Saturday, November 11, 2017

June 1984:Summer Vacation on the Mississippi Gulf Coast

It was usual for me to spend at least a week or two during the summers in Gulfport with my grandparents. My grandaddy Dutch Amsler had been an agricultural agent for Harrison County, and my grandmother, Sallie, had been a schoolteacher. They had lived on East Beach on the site where the Holiday Inn was constructed after Hurricane Camille in 1969 (this site is now the location of the Courtyard by Marriott), but had moved after the storm to a small house on East Second Street a block back from the beach. In the summer of 1984 however, both my parents were working, and money was tight, so they sent me to Gulfport on the bus rather than driving me down, which actually resulted in me having opportunity to take some interesting photos. The bus stopped at Grenada, at a location that happened to have a video arcade, and at a small store in Winona, and again at the central terminal in Jackson.
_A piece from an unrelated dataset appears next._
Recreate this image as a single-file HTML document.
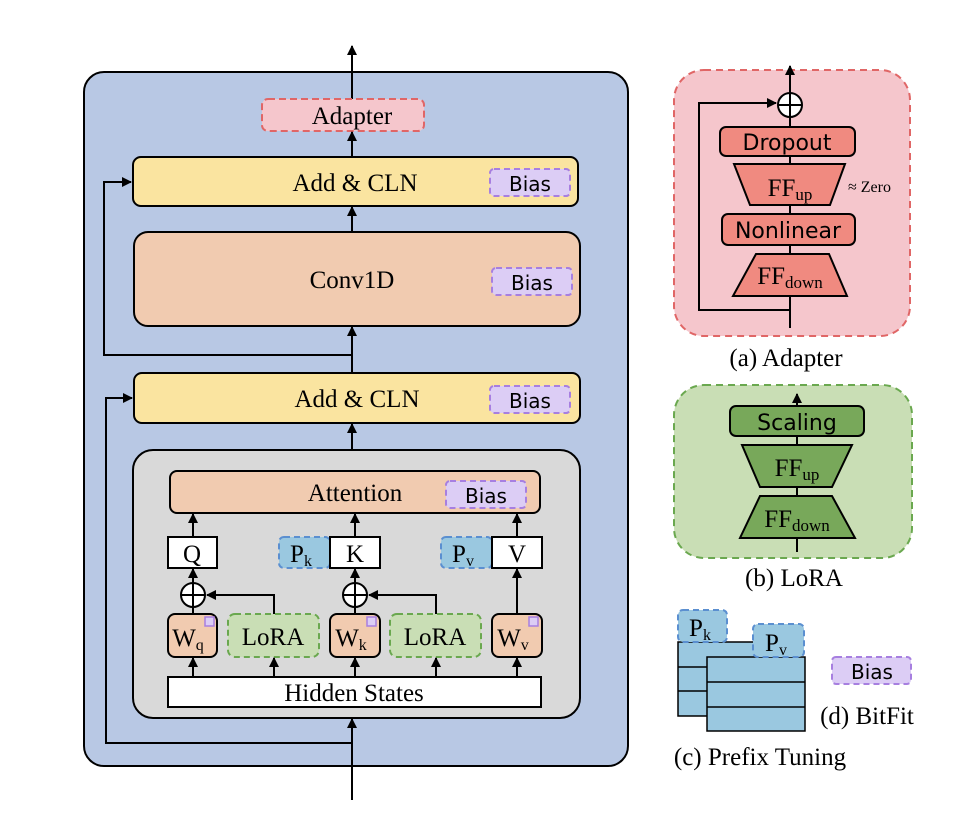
<!DOCTYPE html>
<html><head><meta charset="utf-8"><style>html,body{margin:0;padding:0;background:#fff}svg{display:block}</style></head><body>
<svg width="964" height="814" viewBox="0 0 964 814" xmlns="http://www.w3.org/2000/svg">
<defs>
<marker id="a" viewBox="0 0 10 10" refX="9" refY="5" markerWidth="5" markerHeight="5" orient="auto"><path d="M0,0L10,5L0,10z" fill="#000"/></marker>
</defs>
<style>
.s{font-family:"Liberation Serif",serif;font-size:25px;text-anchor:middle;fill:#000}
.b{font-family:"DejaVu Sans","Liberation Sans",sans-serif;font-size:20px;text-anchor:middle;fill:#000}
.p{font-family:"DejaVu Sans","Liberation Sans",sans-serif;font-size:22px;text-anchor:middle;fill:#000}
.ln{stroke:#000;stroke-width:2;fill:none}
.bias{fill:#dccdf5;stroke:#a77fe0;stroke-width:2;stroke-dasharray:6 4}
</style>
<!-- main -->
<rect x="84" y="72" width="544" height="694" rx="20" fill="#b8c8e4" stroke="#000" stroke-width="2"/>
<line x1="352" y1="99" x2="352" y2="46" class="ln" marker-end="url(#a)"/>
<rect x="262" y="99" width="162" height="32" rx="6" fill="#f5c6cc" stroke="#e06666" stroke-width="2" stroke-dasharray="7 4"/>
<text x="352" y="124" class="s">Adapter</text>
<line x1="352" y1="157" x2="352" y2="132" class="ln" marker-end="url(#a)"/>
<rect x="133" y="157" width="445" height="49" rx="8" fill="#fae4a0" stroke="#000" stroke-width="2"/>
<text x="355" y="191" class="s">Add &amp; CLN</text>
<rect x="490" y="169" width="80" height="27" rx="4" class="bias"/><text x="530" y="191" class="b">Bias</text>
<line x1="352" y1="232" x2="352" y2="207" class="ln" marker-end="url(#a)"/>
<rect x="134" y="232" width="446" height="94" rx="14" fill="#f1cbb0" stroke="#000" stroke-width="2"/>
<text x="352" y="288" class="s">Conv1D</text>
<rect x="492" y="268" width="80" height="27" rx="4" class="bias"/><text x="532" y="290" class="b">Bias</text>
<polyline points="352,355 104,355 104,182 131,182" class="ln" marker-end="url(#a)"/>
<line x1="352" y1="373" x2="352" y2="327" class="ln" marker-end="url(#a)"/>
<rect x="134" y="373" width="446" height="50" rx="8" fill="#fae4a0" stroke="#000" stroke-width="2"/>
<text x="357" y="407" class="s">Add &amp; CLN</text>
<rect x="490" y="386" width="80" height="27" rx="4" class="bias"/><text x="530" y="408" class="b">Bias</text>
<line x1="352" y1="450" x2="352" y2="424" class="ln" marker-end="url(#a)"/>
<polyline points="352,743 106,743 106,398 132,398" class="ln" marker-end="url(#a)"/>
<line x1="352" y1="800" x2="352" y2="719" class="ln" marker-end="url(#a)"/>
<!-- gray -->
<rect x="133" y="450" width="447" height="268" rx="20" fill="#d9d9d9" stroke="#000" stroke-width="2"/>
<rect x="170" y="471" width="370" height="42" rx="7" fill="#f1cbb0" stroke="#000" stroke-width="2"/>
<text x="355" y="501" class="s">Attention</text>
<rect x="446" y="481" width="80" height="27" rx="4" class="bias"/><text x="486" y="503" class="b">Bias</text>
<line x1="193" y1="537" x2="193" y2="514" class="ln" marker-end="url(#a)"/>
<line x1="355" y1="537" x2="355" y2="514" class="ln" marker-end="url(#a)"/>
<line x1="517" y1="537" x2="517" y2="514" class="ln" marker-end="url(#a)"/>
<rect x="168" y="537" width="49" height="31" fill="#fff" stroke="#000" stroke-width="2"/><text x="192" y="562" class="s">Q</text>
<rect x="279" y="537" width="51" height="31" rx="5" fill="#9ac8e0" stroke="#5b8fd0" stroke-width="2" stroke-dasharray="6 4"/><text x="301" y="562" class="s">P<tspan font-size="16" dy="4">k</tspan></text>
<rect x="330" y="537" width="50" height="31" fill="#fff" stroke="#000" stroke-width="2"/><text x="355" y="562" class="s">K</text>
<rect x="441" y="537" width="51" height="31" rx="5" fill="#9ac8e0" stroke="#5b8fd0" stroke-width="2" stroke-dasharray="6 4"/><text x="463" y="562" class="s">P<tspan font-size="16" dy="4">v</tspan></text>
<rect x="492" y="537" width="50" height="31" fill="#fff" stroke="#000" stroke-width="2"/><text x="517" y="562" class="s">V</text>
<!-- oplus -->
<line x1="193" y1="583" x2="193" y2="569" class="ln" marker-end="url(#a)"/>
<line x1="355" y1="583" x2="355" y2="569" class="ln" marker-end="url(#a)"/>
<line x1="517" y1="614" x2="517" y2="569" class="ln" marker-end="url(#a)"/>
<g class="ln"><circle cx="193" cy="595" r="12" fill="#fff"/><line x1="181" y1="595" x2="205" y2="595"/><line x1="193" y1="583" x2="193" y2="607"/></g>
<g class="ln"><circle cx="355" cy="595" r="12" fill="#fff"/><line x1="343" y1="595" x2="367" y2="595"/><line x1="355" y1="583" x2="355" y2="607"/></g>
<line x1="193" y1="614" x2="193" y2="607" class="ln"/>
<line x1="355" y1="614" x2="355" y2="607" class="ln"/>
<polyline points="274,614 274,595 207,595" class="ln" marker-end="url(#a)"/>
<polyline points="436,614 436,595 369,595" class="ln" marker-end="url(#a)"/>
<!-- W & LoRA -->
<rect x="168" y="614" width="49" height="43" rx="7" fill="#f1cbb0" stroke="#000" stroke-width="2"/><text x="188" y="646" class="s">W<tspan font-size="16" dy="4">q</tspan></text>
<rect x="205" y="617" width="9" height="9" fill="#dccdf5" stroke="#a77fe0" stroke-width="1.5"/>
<rect x="228" y="614" width="91" height="43" rx="7" fill="#c9deb5" stroke="#6aa84f" stroke-width="2" stroke-dasharray="6 4"/><text x="273" y="645" class="s">LoRA</text>
<rect x="330" y="614" width="50" height="43" rx="7" fill="#f1cbb0" stroke="#000" stroke-width="2"/><text x="351" y="646" class="s">W<tspan font-size="16" dy="4">k</tspan></text>
<rect x="367" y="617" width="9" height="9" fill="#dccdf5" stroke="#a77fe0" stroke-width="1.5"/>
<rect x="390" y="614" width="91" height="43" rx="7" fill="#c9deb5" stroke="#6aa84f" stroke-width="2" stroke-dasharray="6 4"/><text x="435" y="645" class="s">LoRA</text>
<rect x="492" y="614" width="50" height="43" rx="7" fill="#f1cbb0" stroke="#000" stroke-width="2"/><text x="513" y="646" class="s">W<tspan font-size="16" dy="4">v</tspan></text>
<rect x="529" y="617" width="9" height="9" fill="#dccdf5" stroke="#a77fe0" stroke-width="1.5"/>
<g class="ln">
<line x1="193" y1="677" x2="193" y2="658" marker-end="url(#a)"/>
<line x1="274" y1="677" x2="274" y2="658" marker-end="url(#a)"/>
<line x1="355" y1="677" x2="355" y2="658" marker-end="url(#a)"/>
<line x1="436" y1="677" x2="436" y2="658" marker-end="url(#a)"/>
<line x1="517" y1="677" x2="517" y2="658" marker-end="url(#a)"/>
</g>
<rect x="168" y="677" width="373" height="30" fill="#fff" stroke="#000" stroke-width="2"/>
<text x="354" y="701" class="s">Hidden States</text>
<!-- Adapter panel -->
<rect x="674" y="70" width="236" height="266" rx="30" fill="#f5c6cc" stroke="#e06666" stroke-width="2" stroke-dasharray="7 5"/>
<line x1="790" y1="328" x2="790" y2="117" class="ln"/>
<polyline points="790,310 699,310 699,103 776,103" class="ln" marker-end="url(#a)"/>
<line x1="790" y1="93" x2="790" y2="66" class="ln" marker-end="url(#a)"/>
<g class="ln"><circle cx="790" cy="105" r="12" fill="#fff"/><line x1="778" y1="105" x2="802" y2="105"/><line x1="790" y1="93" x2="790" y2="117"/></g>
<rect x="720" y="127" width="135" height="29" rx="6" fill="#f08a80" stroke="#000" stroke-width="2"/>
<text x="787" y="150" class="p">Dropout</text>
<polygon points="734,164 845,164 830,205 750,205" fill="#f08a80" stroke="#000" stroke-width="2"/>
<text x="790" y="196" class="s">FF<tspan font-size="17" dy="4">up</tspan></text>
<text x="848" y="192" font-family="Liberation Serif,serif" font-size="16">≈ Zero</text>
<rect x="722" y="214" width="133" height="31" rx="6" fill="#f08a80" stroke="#000" stroke-width="2"/>
<text x="788" y="238" class="p">Nonlinear</text>
<polygon points="756,254 829,254 847,296 733,296" fill="#f08a80" stroke="#000" stroke-width="2"/>
<text x="790" y="284" class="s">FF<tspan font-size="17" dy="4">down</tspan></text>
<text x="786" y="366" class="s">(a) Adapter</text>
<!-- LoRA panel -->
<rect x="674" y="385" width="238" height="173" rx="30" fill="#c9deb5" stroke="#6aa84f" stroke-width="2" stroke-dasharray="7 5"/>
<line x1="797" y1="552" x2="797" y2="394" class="ln" marker-end="url(#a)"/>
<rect x="730" y="406" width="134" height="30" rx="6" fill="#78a85a" stroke="#000" stroke-width="2"/>
<text x="797" y="430" class="p">Scaling</text>
<polygon points="742,445 852,445 832,487 760,487" fill="#78a85a" stroke="#000" stroke-width="2"/>
<text x="797" y="476" class="s">FF<tspan font-size="17" dy="4">up</tspan></text>
<polygon points="760,496 832,496 855,538 740,538" fill="#78a85a" stroke="#000" stroke-width="2"/>
<text x="797" y="527" class="s">FF<tspan font-size="17" dy="4">down</tspan></text>
<text x="794" y="586" class="s">(b) LoRA</text>
<!-- prefix -->
<rect x="678" y="642" width="82" height="74" fill="#9ac8e0" stroke="#000" stroke-width="1.5"/>
<line x1="678" y1="667" x2="760" y2="667" stroke="#000" stroke-width="1.5"/>
<line x1="678" y1="691" x2="760" y2="691" stroke="#000" stroke-width="1.5"/>
<rect x="678" y="610" width="49" height="32" rx="5" fill="#9ac8e0" stroke="#5b8fd0" stroke-width="2" stroke-dasharray="6 4"/>
<text x="700" y="636" class="s">P<tspan font-size="16" dy="4">k</tspan></text>
<rect x="707" y="657" width="98" height="74" fill="#9ac8e0" stroke="#000" stroke-width="1.5"/>
<line x1="707" y1="682" x2="805" y2="682" stroke="#000" stroke-width="1.5"/>
<line x1="707" y1="707" x2="805" y2="707" stroke="#000" stroke-width="1.5"/>
<rect x="753" y="624" width="51" height="33" rx="5" fill="#9ac8e0" stroke="#5b8fd0" stroke-width="2" stroke-dasharray="6 4"/>
<text x="776" y="651" class="s">P<tspan font-size="16" dy="4">v</tspan></text>
<text x="760" y="765" class="s">(c) Prefix Tuning</text>
<rect x="832" y="657" width="79" height="27" rx="4" class="bias"/><text x="872" y="679" class="b">Bias</text>
<text x="867" y="724" class="s">(d) BitFit</text>
</svg>
</body></html>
Once in Gulfport that summer, I discovered that there were occasional pickup basketball games at a small park in East Gulfport at Second and Henderson, where some of the Black young people from the neighborhood of Soria City across the railroad tracks came to hoop. I started hanging out down there, and some of the guys told me about another park across the tracks in Soria City itself where there were runnings, so soon I started venturing over there as well. For whatever reason, I was carrying my camera just about everywhere I went, snapping photos wherever I could. I was certainly not a professional, and had no idea at that early date of ethnography or musicology, but looking back, I was documenting a community that would ultimately vanish in Hurricane Katrina. I don't think my grandparents were aware that I was walking across the tracks into Soria City, and I don't think they would have approved. People in the white community often called it "Sewer City", and I have never found any explanation for the name "Soria", although I have an idea in the back of my mind that a man named Soria might have been an official of the Gulf & Ship Island Railroad. The neighborhood had something of a violent reputation, which I really didn't understand, inasmuch as it was a fairly quiet neighborhood of small houses, with a few churches, a school, a park, a community center and a couple of cafes/beer joints. Some of the kids there were fans of Run DMC and Whodini just like I was, and some of them were drummers or keyboard players, so we had certain things in common, and I enjoyed having some people my own age to hang out with. If there had been a place where we had access to instruments, we likely would have held jam sessions, but as it was, we had to be content with walking around, hooping and grabbing cold drinks from a neighborhood store such as Broadmoor Grocery.

Picturing these old stores in my mind reminds me that almost every bar, store and cafe had the familiar orange and blue Barq's Root Beer signs in front, with the simple logo "Drink Barq's. It's Good.", which indeed it was. It came in brown bottles, and was only available in the Gulf Coast region in those days. If I wasn't hanging out with friends in Palmer or Soria City parks, I was walking down Hill Place to the beach, where I often went swimming. The man-made beach at Gulfport was really on Mississippi Sound, and as such had little to no surf, as there were barrier islands such as Ship or Cat which blocked the waves. One of the oddities about them was that they could be clearly seen on certain days and not on others, which was a phenomenon I never understood.

My granddad worked at WLOX television during the day, but my Grandmother would often take me out to lunch, and occasionally would drive me to Mobile, Alabama or New Orleans, Louisiana to the sheet music store so I could buy classical piano music for my collection of scores. We also occasionally went out to eat at dinner, either in Gulfport or Biloxi, and often at the Yacht Club, where my grandparents were members. The club also had a swimming pool, and if I didn't feel like swimming in the Gulf of Mexico, I could always swim in the pool at the GYC.

I tended to take those summers for granted, but looking back on them, they were indeed special. I also would be remiss if I didn't mention that one of the young men who used to show up for the pickup basketball games at Palmer Park, Soria City or East Ward was a young star from Gulfport named Chris Jackson. People were already talking about his amazing skills then, and he was an outstanding player at Gulfport High School. Jackson later played for LSU in Baton Rouge, then entered the NBA, changing his name to Mahmoud Abdul-Rauf in 1991 when he converted to Islam. Long before Colin Kapernick, Abdul-Rauf refused to stand for the National Anthem, calling it a "symbol of oppression", and was fined $31,000 for each refusal by the NBA before he reached a compromise with the league. The house he was building for himself in Hancock County was vandalized with racist messages and then burned to the ground in an arson fire. Although the City of Gulfport has since honored him, he chose to move to Atlanta after the arson.